De 12 à 1 av. jc, il mena une campagne contre les Homanades ou Homonadenses [9], vers 5-3 av. jc, probablement en tant que légat de Galatie [10]. Il a gagné la campagne en réduisant leurs bastions et en affamant les défenseurs. Pour cette victoire, il est triomphalement élu duumvir [11] par la colonie d’Antioche de Pisidie [12].
En 1 ap. jc, Quirinius est nommé précepteur du petit-fils d’Auguste, Caius Julius Caesar Vipsanianus, jusqu’à ce que ce dernier meure des suites de blessures subies en campagne. Lorsque le soutien d’Auguste se porta sur son beau-fils Tibère, Quirinius changea d’allégeance.
Ayant été marié à Claudia Appia, dont on sait peu de choses, il divorça et vers 3 après jc et épousa Aemilia Lepida, fille de Quintus Aemilius Lepidus et sœur de Manius Aemilius Lepidus , qui avait été à l’origine fiancé à Lucius Caesar.
Quelques années plus tard, ils ont divorcé : en 20 après jc, il l’a accusée d’avoir prétendu qu’il était le père de son fils, et plus tard d’avoir tenté de l’empoisonner pendant leur mariage. Tacite prétend qu’elle était populaire auprès du public, qui considérait que Quirinius la poursuivait par dépit.
Après le bannissement de l’ethnarque Hérode Archélaüs en 6 après jc, la Judée [13] passa sous administration romaine directe, avec Coponius nommé préfet*. Dans le même temps, Quirinius fut nommé légat de Syrie, avec pour instruction d’évaluer la province de Judée à des fins fiscales. L’une de ses premières tâches a été d’effectuer un recensement dans le cadre de cet ordre.
Les Juifs haïssaient déjà leurs conquérants païens, et les recensements étaient interdits par la loi juive. L’évaluation a été grandement mal accueillie par les Juifs, et la révolte ouverte n’a été empêchée que par les efforts du grand prêtre Joazar. Malgré les efforts pour empêcher la révolte, le recensement a déclenché la révolte de Judas de Galilée et la formation du parti des Zélotes [14], selon Flavius Josèphe et dont Luc parle dans les Actes des Apôtres [15].

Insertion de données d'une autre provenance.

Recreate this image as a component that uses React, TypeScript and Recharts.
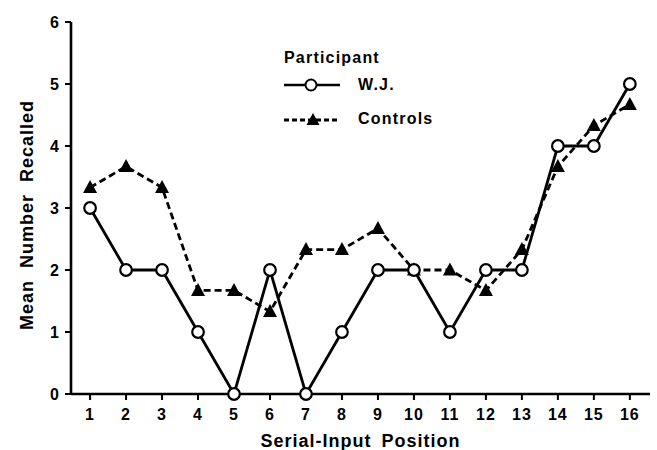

Quirinius a servi comme gouverneur de Syrie avec autorité sur la Judée jusqu’en 12 après jc, quand il est retourné à Rome en tant que proche associé de Tibère. 9 ans plus tard, il mourut et eut droit à des funérailles publiques.
L’historien romain Tacite a écrit dans ses Annales Livre III que lorsque Quirinius mourut en 21, Tibère César demanda que le Sénat lui rende tribut avec des funérailles publiques, et le décrit comme un soldat infatigable, qui était devenu consul par ses loyaux services sous le règne d’Auguste et plus tard fut nommé conseiller de Caius Caesar dans le gouvernement de l’Arménie [16].
Notes
[1] Le titre, qui ne semble pas un terme technique, est utilisé dans l’Empire romain, surtout en Orient, pour désigner les gouvernants de royaumes vassaux qui n’avaient pas le titre de rois.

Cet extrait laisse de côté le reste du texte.